What is tax on a pension in the Netherlands? A detailed guide to rates for seniors
author: Maciej Wawrzyniak3 December 2024
The Netherlands is renowned for its extensive tax system, which covers various forms of income, including pensions. Understanding what pension tax is in the Netherlands can help retirees to plan their finances effectively and avoid unpleasant surprises. In this article, we explain what rules apply to pension taxation in the Netherlands, what reliefs can be obtained and whether pensioners need to account for their pension in the Netherlands.
How does pension taxation work in the Netherlands?
Pension tax in the Netherlands is part of a broad-based tax system that covers all forms of income, including salaries, social benefits and pensions. Pensions are classified as income, which means that they are taxed in accordance with general tax law. The system is based on progressive tax thresholds, meaning that the higher the income, the higher the percentage of tax paid on the pension. A key feature of the Dutch system is its differentiation, which allows the tax burden to be tailored to the financial situation of the pensioner, while ensuring tax fairness in society.
It is also worth noting that pension taxation covers not only basic pensions such as the AOW (Algemene Ouderdomswet), but also supplementary occupational pensions or private pension plans. Each type of pension is included in the general tax return and the amount of tax due depends on the sum of all the individual's income. It is important that pensioners regularly monitor their income and consult the applicable legislation to avoid accounting errors and unnecessary costs resulting from possible tax arrears.
What is the tax on a pension in the Netherlands?
There are two main income-based tax thresholds for individuals in the Netherlands in 2024:
- first threshold - 36.97% for income up to €75,624,
- the second threshold - 49.5% for income above €75,624.
It is worth noting that the higher tax rate is not applied to all income, but only to the excess over the first threshold. For example, if the annual income is €80,000, the 49.5% rate will only apply to €4,376 (i.e. the difference between €80,000 and €75,624).
Do pensioners have to account for their pension in the Netherlands?
Accounting for taxes is the responsibility of every person earning income in the Netherlands, including pensioners. This obligation applies both to those who receive a pension from the state fund (AOW) and those who use private pension plans or have other sources of income, such as investments or rental property.
The tax return is done every year, usually in the form of a return filed online. Those who have no income other than their basic pension can often expect a simplified settlement process.
What tax reliefs are available to pensioners in the Netherlands?
The Netherlands offers a number of tax reliefs that can significantly reduce the financial burden on pensioners. One of the most important is the general tax relief (algemene heffingskorting), which is available to all taxpayers, including retirees. It is the cornerstone of the tax relief system to support those on lower incomes. The amount of relief is progressive, meaning that the lower the taxpayer's income, the higher the amount of relief. For pensioners with low incomes, this can mean real financial support and a significant reduction in income tax. The relief is automatically included in the tax return and therefore requires no additional action from the taxpayer.

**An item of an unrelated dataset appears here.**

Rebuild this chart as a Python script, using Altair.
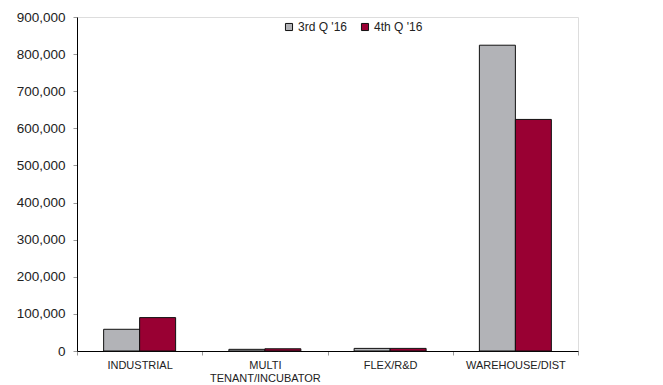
import altair as alt
import pandas as pd

categories = ["INDUSTRIAL", "MULTI TENANT/INCUBATOR", "FLEX/R&D", "WAREHOUSE/DIST"]
series = ["3rd Q '16", "4th Q '16"]
q3_values = [58500, 4500, 7000, 824000]
q4_values = [90000, 6000, 7000, 624000]
colors = ["#B2B3B7", "#990033"]

rows = []
for cat, a, b in zip(categories, q3_values, q4_values):
    rows.append({"category": cat, "quarter": series[0], "value": a})
    rows.append({"category": cat, "quarter": series[1], "value": b})
df = pd.DataFrame(rows)

font = "Liberation Sans"

chart = alt.Chart(df).mark_bar(stroke="#111111", strokeWidth=1).encode(
    x=alt.X(
        "category:N",
        sort=categories,
        scale=alt.Scale(paddingInner=0, paddingOuter=0),
        axis=alt.Axis(
            title=None,
            labelAngle=0,
            labelFont=font,
            labelFontSize=11,
            labelColor="#222222",
            labelPadding=4,
            tickBand="extent",
            tickColor="#999999",
            tickSize=4,
            domainColor="#000000",
            labelExpr="datum.value == 'MULTI TENANT/INCUBATOR' ? ['MULTI', 'TENANT/INCUBATOR'] : datum.label",
        ),
    ),
    xOffset=alt.XOffset("quarter:N", sort=series, scale=alt.Scale(paddingOuter=0.74, paddingInner=0)),
    y=alt.Y(
        "value:Q",
        scale=alt.Scale(domain=[0, 900000]),
        axis=alt.Axis(
            title=None,
            values=list(range(0, 900001, 100000)),
            format=",d",
            grid=False,
            labelFont=font,
            labelFontSize=13.5,
            labelColor="#222222",
            labelPadding=8,
            tickColor="#999999",
            tickSize=4,
            domainColor="#000000",
        ),
    ),
    color=alt.Color(
        "quarter:N",
        sort=series,
        scale=alt.Scale(domain=series, range=colors),
        legend=alt.Legend(
            title=None,
            orient="none",
            legendX=206,
            legendY=4,
            direction="horizontal",
            symbolType="square",
            symbolSize=50,
            symbolStrokeColor="#111111",
            symbolStrokeWidth=1,
            labelFont=font,
            labelFontSize=12,
            labelColor="#222222",
            columnPadding=12,
            labelOffset=3,
        ),
    ),
).properties(
    width=501,
    height=334,
    autosize=alt.AutoSizeParams(type="none"),
    padding={"left": 77, "top": 17, "right": 85, "bottom": 34},
).configure_view(stroke=None).configure(background="white")

chart.save("out.html", embed_options={"renderer": "svg", "actions": False})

Another important relief is the senior citizens' relief (ouderenkorting), which is intended for people over 65 years of age. It is dependent on the total annual income and can significantly reduce the income tax due. The amount of the relief varies depending on the level of income, and those with medium and low incomes can expect the greatest benefits. What's more, the seniors' relief can be combined with other reliefs, further increasing tax savings. This gives retirees the chance to better manage their finances and reduce their tax burden. To take advantage of this relief, it is worth making sure that all income is correctly included in the annual tax return.
How do I prepare for a pension settlement in the Netherlands?

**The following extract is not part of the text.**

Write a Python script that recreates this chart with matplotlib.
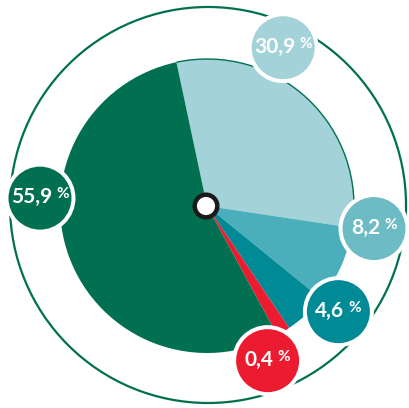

Preparing for your Dutch pension tax return requires diligence and following a few key steps. First of all, you should gather all the necessary documents, such as information on the amount of your pension, additional income and possible tax reliefs. Accessing your account in the Belastingdienst tax system is also important, as it allows you to quickly check your current data and submit your declaration online. Knowing the applicable tax thresholds and rates at the beginning of the year makes it possible to estimate the amount of tax due and avoid financial surprises. This enables pensioners to better plan their expenses and control their tax situation.
If in doubt about the return process, it is advisable to enlist the help of specialists, such as tax advisors, who can help optimise the return and take advantage of available reliefs. Punctuality is also crucial - delays in filing may lead to financial penalties, so it is worth keeping an eye on the dates, usually early April. Careful preparation, consultation on more difficult issues and compliance with deadlines are the best way to avoid stress and unnecessary costs associated with tax returns.
You already know what the tax rate on a pension in the Netherlands is - the answer to this question depends on several factors, mainly how much the benefit is and what additional income you have. You will pay a rate of 36.97% or 49.5% - remember that the tax return is the responsibility of every person earning a pensioner's income, and proper financial planning will help you enjoy a relaxed retirement in the Netherlands without unnecessary stress.